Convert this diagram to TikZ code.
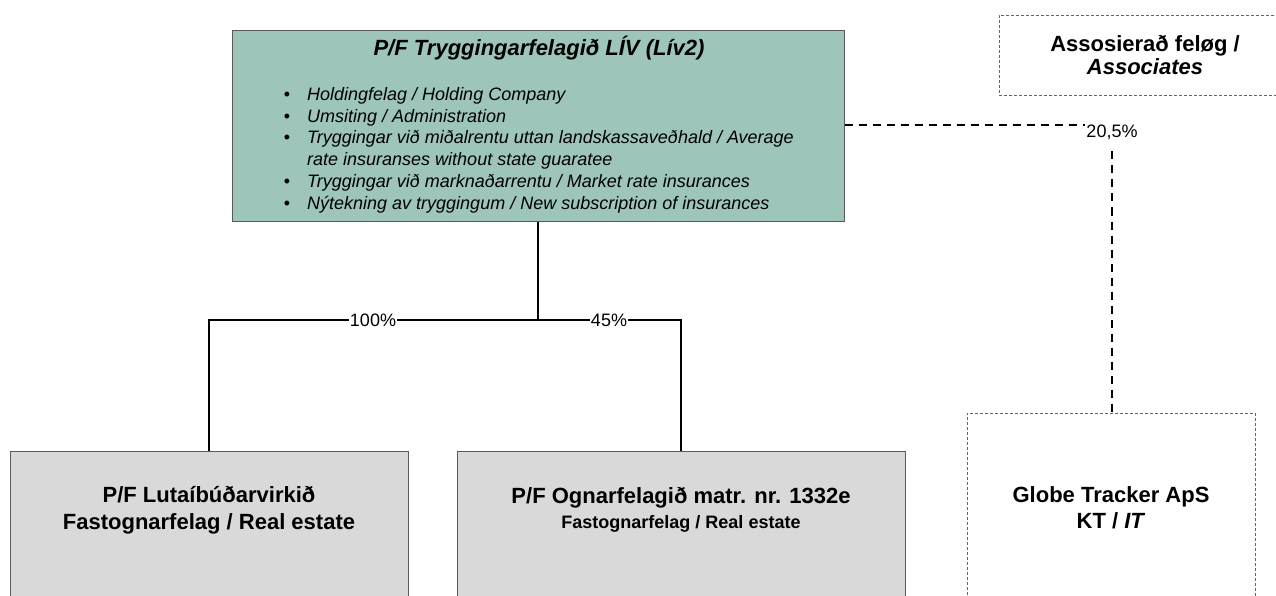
\documentclass[tikz,border=0pt]{standalone}
\usepackage{fontspec}
\setmainfont{Liberation Sans}
\definecolor{tealfill}{RGB}{157,197,186}
\definecolor{grayfill}{RGB}{217,217,217}
\definecolor{boxline}{RGB}{90,90,90}
\definecolor{dashline}{RGB}{100,100,100}
\tikzset{
  topbox/.style={draw=boxline, fill=tealfill, line width=1pt, inner sep=0pt},
  subbox/.style={draw=boxline, fill=grayfill, line width=1pt, inner sep=0pt},
  assocbox/.style={draw=dashline, line width=0.9pt, dash pattern=on 3pt off 2pt, inner sep=0pt},
  conn/.style={draw=black, line width=1.1pt},
  dconn/.style={draw=black, line width=1.1pt, dash pattern=on 8pt off 6pt},
  head/.style={font=\fontsize{22}{26}\selectfont\bfseries, inner sep=0pt, anchor=base},
  bul/.style={font=\fontsize{18}{21}\selectfont\itshape, inner sep=0pt, anchor=base west},
  dot/.style={font=\fontsize{18}{21}\selectfont, inner sep=0pt, anchor=base},
  pct/.style={font=\fontsize{18}{21}\selectfont, fill=white, inner xsep=1pt, inner ysep=3pt},
}
\begin{document}
\begin{tikzpicture}[x=1pt,y=-1pt]
\useasboundingbox (0,0) rectangle (1276,596);
\clip (0,0) rectangle (1276,596);
% boxes
\node[topbox, minimum width=612pt, minimum height=190pt] (liv) at (538,126) {};
\node[subbox, minimum width=398pt, minimum height=200pt] (lut) at (209,551) {};
\node[subbox, minimum width=448pt, minimum height=200pt] (ogn) at (681,551) {};
\node[assocbox, minimum width=288pt, minimum height=200pt] (glo) at (1111,513) {};
\node[assocbox, minimum width=300pt, minimum height=80pt] (aso) at (1149,55) {};
% top box text
\node[head, font=\fontsize{22}{26}\selectfont\bfseries\itshape] (livt) at (539,56) {P/F Tryggingarfelagið LÍV (Lív2)};
\foreach \y/\t [count=\i] in {101/{Holdingfelag / Holding Company},
  122.5/{Umsiting / Administration},
  144/{Tryggingar við miðalrentu uttan landskassaveðhald / Average},
  188/{Tryggingar við marknaðarrentu / Market rate insurances},
  209.5/{Nýtekning av tryggingum / New subscription of insurances}}{
  \node[dot] (d\i) at (287,\y) {\textbullet};
  \node[bul] (b\i) at (307,\y) {\t};
}
\node[bul] (b3b) at (307,166) {rate insuranses without state guaratee};
% sub box texts
\node[head] (lut1) at (209,502) {P/F Lutaíbúðarvirkið};
\node[head] (lut2) at (209,529) {Fastognarfelag / Real estate};
\node[head] (ogn1) at (681,503) {P/F Ognarfelagið matr. nr. 1332e};
\node[head, font=\fontsize{18}{21}\selectfont\bfseries] (ogn2) at (681,528) {Fastognarfelag / Real estate};
\node[head] (glo1) at (1111,502) {Globe Tracker ApS};
\node[head] (glo2) at (1111,528) {KT / \textit{IT}};
\node[head] (aso1) at (1145,52) {Assosierað feløg /};
\node[head, font=\fontsize{22}{26}\selectfont\bfseries\itshape] (aso2) at (1145,75) {Associates};
% connectors
\coordinate (j) at (538,320);
\draw[conn] (liv.south) -- (j);
\draw[conn] (j) -| (lut.north);
\draw[conn] (j) -| (ogn.north);
\node[pct] (p100) at (373,320) {100\%};
\node[pct] (p45) at (609,320) {45\%};
\coordinate (c) at (1112,125);
\draw[dconn] (liv.east |- c) -- (c) -- (glo.north -| c);
\node[pct, anchor=base, inner ysep=6pt] (p205) at (1112,138) {20,5\%};
\end{tikzpicture}
\end{document}
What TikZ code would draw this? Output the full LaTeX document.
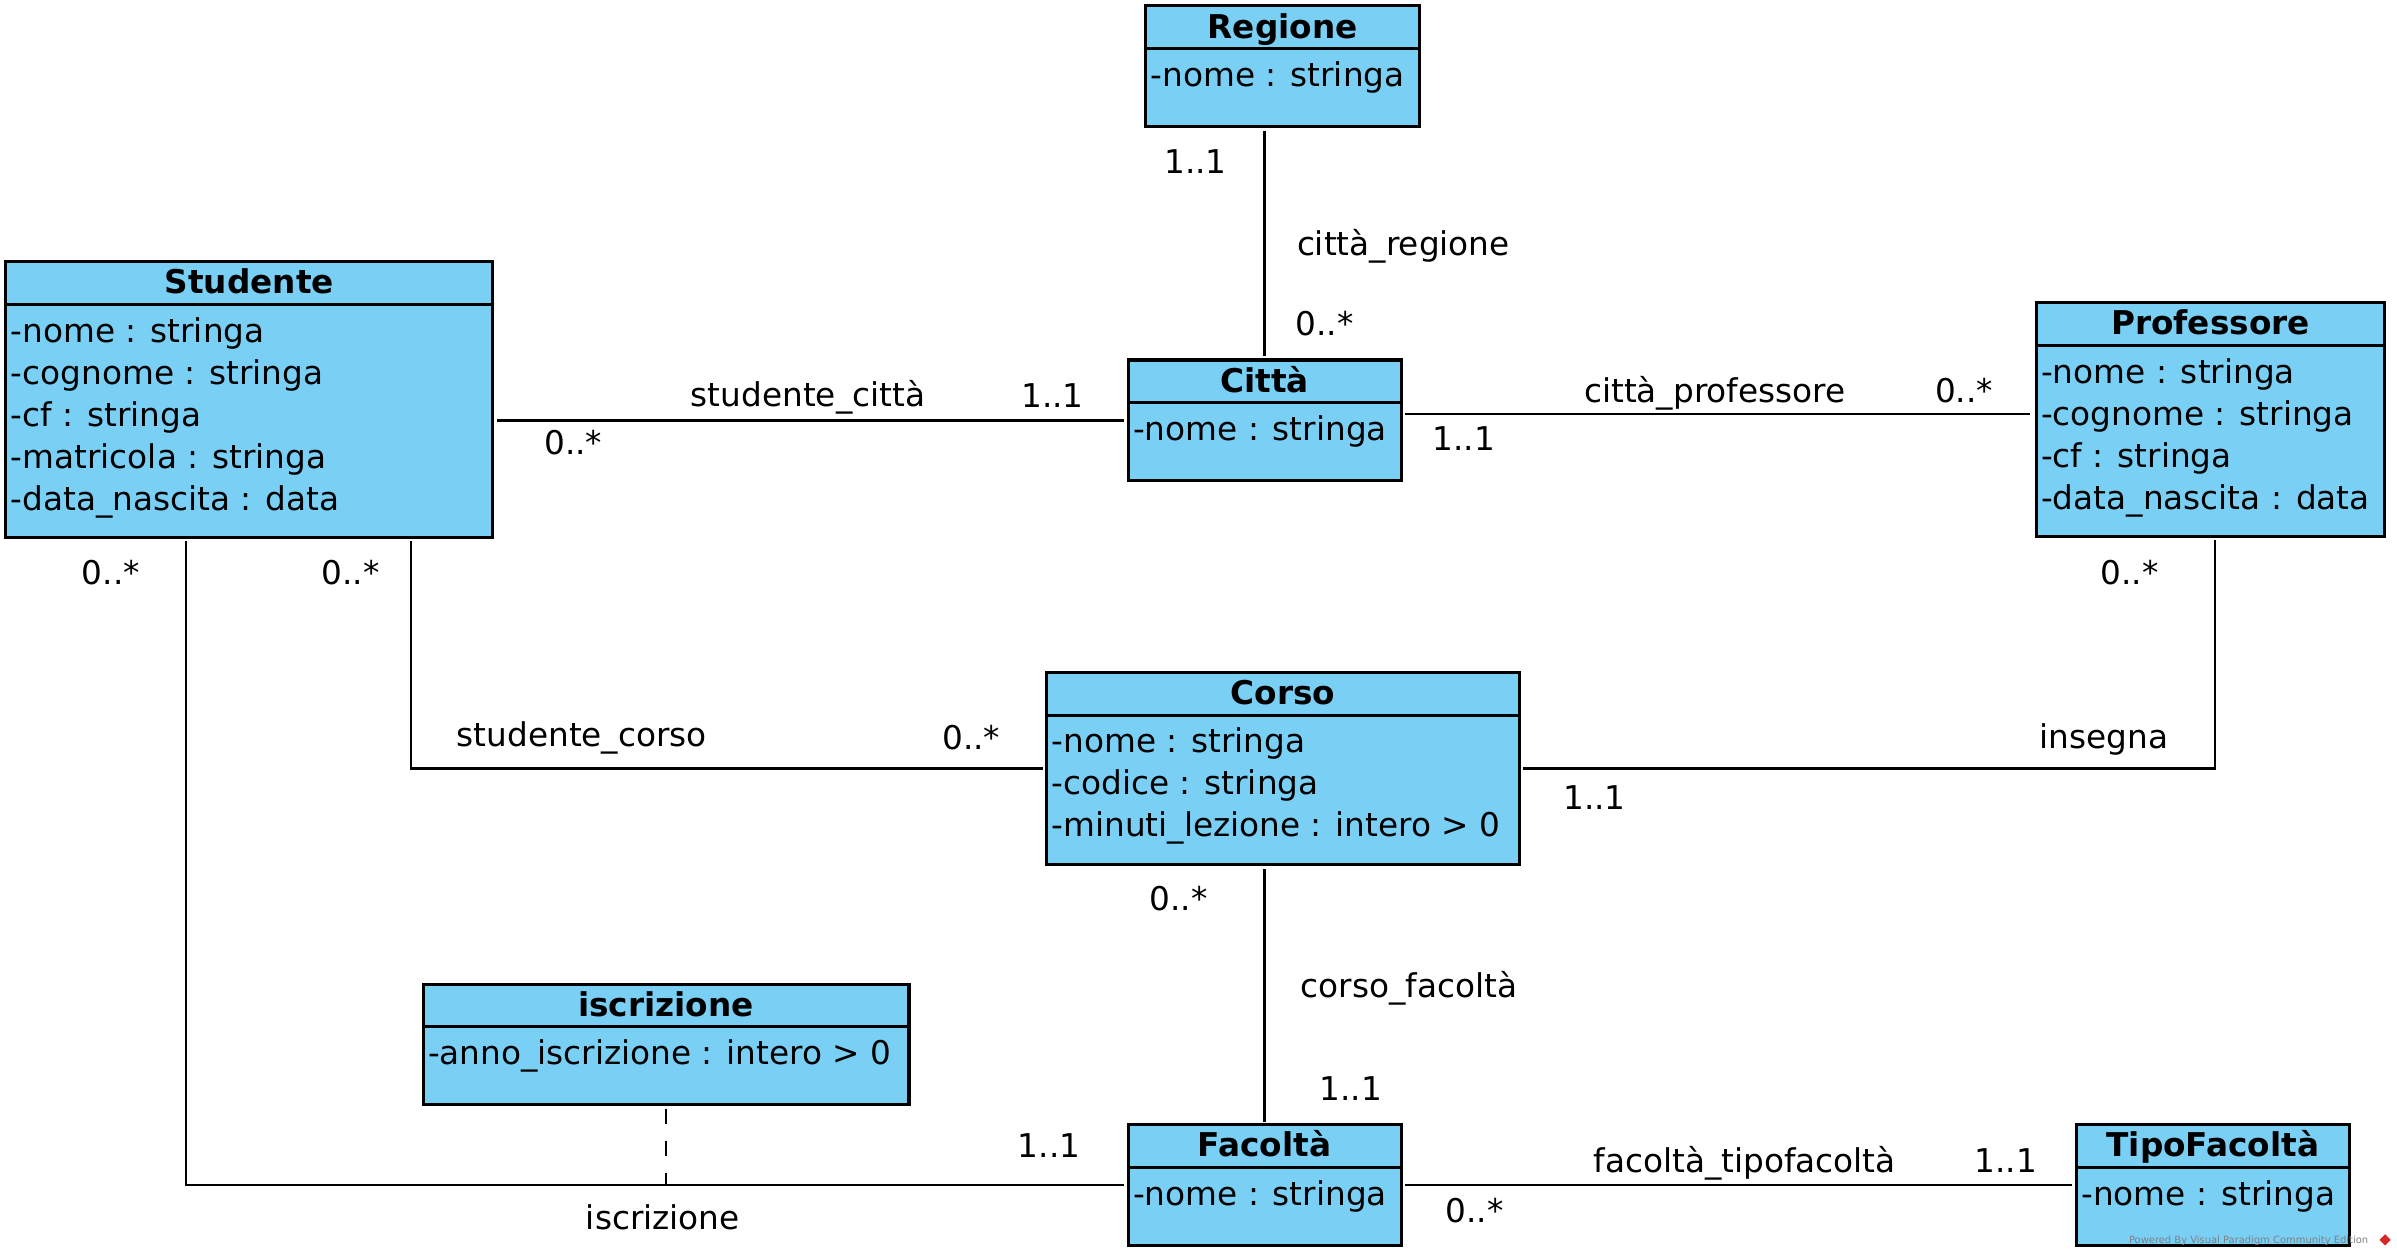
\documentclass[tikz,border=0pt]{standalone}
\usepackage{fontspec}
\setmainfont{DejaVu Sans}
\usetikzlibrary{calc,shapes.geometric}

\definecolor{classfill}{RGB}{122,207,245}
\definecolor{vplogo}{RGB}{214,40,40}

\newcommand{\umlfont}{\fontsize{21.4}{27.5}\selectfont}

\tikzset{
  classbox/.style={draw, fill=classfill, line width=2pt, anchor=north west, inner sep=0pt, outer sep=0pt},
  classtitle/.style={anchor=base, inner sep=0pt, font=\umlfont\bfseries},
  classattr/.style={anchor=base west, inner sep=0pt, font=\umlfont},
  lbl/.style={anchor=base, inner sep=0pt, font=\umlfont},
  assoc/.style={line width=1.5pt},
}

% #1 name, #2 top left, #3 width, #4 height, #5 title, #6 attributes
\newcommand{\umlclass}[6]{%
  \node[classbox, minimum width=#3, minimum height=#4] (#1) at (#2) {};
  \draw[line width=2pt] ($(#1.north west)+(0,28)$) -- ($(#1.north east)+(0,28)$);
  \node[classtitle] (#1-title) at ($(#1.north)+(0,21)$) {#5};
  \foreach \attrline [count=\i from 0] in {#6}
    \node[classattr] (#1-attr\i) at ($(#1.north west)+(3,52.7+27.5*\i)$) {\attrline};
}

\begin{document}
\begin{tikzpicture}[x=1pt, y=-1pt]
    \useasboundingbox (0,0) rectangle (1568,822);

    % Classes
    \umlclass{regione}{749.6,3.9}{179}{79}{Regione}{-nome : stringa}
    \umlclass{studente}{3.9,171.2}{318.4}{180.3}{Studente}{-nome : stringa, -cognome : stringa, -cf : stringa, -matricola : stringa, -data\_nascita : data}
    \umlclass{citta}{738,235.5}{178.5}{79}{Città}{-nome : stringa}
    \umlclass{professore}{1332,198}{228}{153}{Professore}{-nome : stringa, -cognome : stringa, -cf : stringa, -data\_nascita : data}
    \umlclass{corso}{684.7,439.8}{309}{126}{Corso}{-nome : stringa, -codice : stringa, -minuti\_lezione : intero > 0}
    \umlclass{iscrizione}{276.8,643.7}{317.8}{79}{iscrizione}{-anno\_iscrizione : intero > 0}
    \umlclass{facolta}{738,735.7}{178.5}{79}{Facoltà}{-nome : stringa}
    \umlclass{tipofacolta}{1358.3,735.7}{178.5}{79}{TipoFacoltà}{-nome : stringa}

    % Associations
    \draw[assoc] ($(regione.south -| citta.north)+(0,2.5)$) -- ($(citta.north)+(0,-2.5)$);
    \draw[assoc] ($(studente.east |- citta.west)+(3,0)$) -- ($(citta.west)+(-2.5,0)$);
    \draw[assoc] ($(citta.east)+(2.5,-4)$) -- ($(professore.west |- citta.east)+(-4,-4)$);
    \draw[assoc] ($(studente.south west)+(265,2.5)$) |- ($(corso.west)+(-2.5,0)$);
    \draw[assoc] ($(corso.east)+(2.5,0)$) -| ($(professore.south)+(2.7,2.5)$);
    \draw[assoc] ($(corso.south -| facolta.north)+(0,2.5)$) -- ($(facolta.north)+(0,-2)$);
    \draw[assoc] ($(studente.south west)+(118,2.5)$) |- ($(facolta.west)+(-2.5,0)$);
    \draw[assoc] ($(facolta.east)+(2.5,0)$) -- ($(tipofacolta.west)+(-3,0)$);
    \draw[assoc, dash pattern=on 10pt off 11pt] ($(iscrizione.south)+(0,2.5)$) -- (iscrizione.south |- facolta.west);

    % Names and multiplicities
    \node[lbl] (m-reg1) at (782,113.7) {1..1};
    \node[lbl] (n-cittareg) at (918,167) {città\_regione};
    \node[lbl] (m-reg2) at (866.5,219.7) {0..*};

    \node[lbl] (n-studcitta) at (528.6,266) {studente\_città};
    \node[lbl] (m-sc1) at (688.5,266.5) {1..1};
    \node[lbl] (m-sc2) at (375,297) {0..*};

    \node[lbl] (n-cittaprof) at (1121.7,263) {città\_professore};
    \node[lbl] (m-cp1) at (1284.8,263) {0..*};
    \node[lbl] (m-cp2) at (957.5,294.4) {1..1};

    \node[lbl] (m-is1) at (72.5,382.2) {0..*};
    \node[lbl] (m-st1) at (229.3,382.2) {0..*};
    \node[lbl] (n-studcorso) at (380.6,488.6) {studente\_corso};
    \node[lbl] (m-st2) at (635.4,490) {0..*};

    \node[lbl] (m-ins1) at (1393,382.3) {0..*};
    \node[lbl] (n-insegna) at (1376.3,489.6) {insegna};
    \node[lbl] (m-ins2) at (1043,529.3) {1..1};

    \node[lbl] (m-cf1) at (771,595.6) {0..*};
    \node[lbl] (n-corsofac) at (921.8,652.4) {corso\_facoltà};
    \node[lbl] (m-cf2) at (883.5,719.6) {1..1};

    \node[lbl] (m-is2) at (686.2,757) {1..1};
    \node[lbl] (n-iscr) at (433.6,804.4) {iscrizione};

    \node[lbl] (n-factipo) at (1141.2,767) {facoltà\_tipofacoltà};
    \node[lbl] (m-ft1) at (1312,767) {1..1};
    \node[lbl] (m-ft2) at (964.5,800) {0..*};

    % Watermark
    \node[anchor=base west, inner sep=0pt, text=gray, font=\fontsize{6.5}{7}\selectfont] (wm) at (1392.5,813.3) {Powered By Visual Paradigm Community Edition};
    \node[diamond, fill=vplogo, inner sep=0pt, minimum size=7.5pt] (wmlogo) at (1560.2,811) {};
\end{tikzpicture}
\end{document}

——

Print the line above containing "What TikZ code", the line containing "(0,0) rectangle (1568,822);", and everything between them, exactly as written. Pictures stay out.

• Finished answer:
What TikZ code would draw this? Output the full LaTeX document.
\documentclass[tikz,border=0pt]{standalone}
\usepackage{fontspec}
\setmainfont{DejaVu Sans}
\usetikzlibrary{calc,shapes.geometric}

\definecolor{classfill}{RGB}{122,207,245}
\definecolor{vplogo}{RGB}{214,40,40}

\newcommand{\umlfont}{\fontsize{21.4}{27.5}\selectfont}

\tikzset{
  classbox/.style={draw, fill=classfill, line width=2pt, anchor=north west, inner sep=0pt, outer sep=0pt},
  classtitle/.style={anchor=base, inner sep=0pt, font=\umlfont\bfseries},
  classattr/.style={anchor=base west, inner sep=0pt, font=\umlfont},
  lbl/.style={anchor=base, inner sep=0pt, font=\umlfont},
  assoc/.style={line width=1.5pt},
}

% #1 name, #2 top left, #3 width, #4 height, #5 title, #6 attributes
\newcommand{\umlclass}[6]{%
  \node[classbox, minimum width=#3, minimum height=#4] (#1) at (#2) {};
  \draw[line width=2pt] ($(#1.north west)+(0,28)$) -- ($(#1.north east)+(0,28)$);
  \node[classtitle] (#1-title) at ($(#1.north)+(0,21)$) {#5};
  \foreach \attrline [count=\i from 0] in {#6}
    \node[classattr] (#1-attr\i) at ($(#1.north west)+(3,52.7+27.5*\i)$) {\attrline};
}

\begin{document}
\begin{tikzpicture}[x=1pt, y=-1pt]
    \useasboundingbox (0,0) rectangle (1568,822);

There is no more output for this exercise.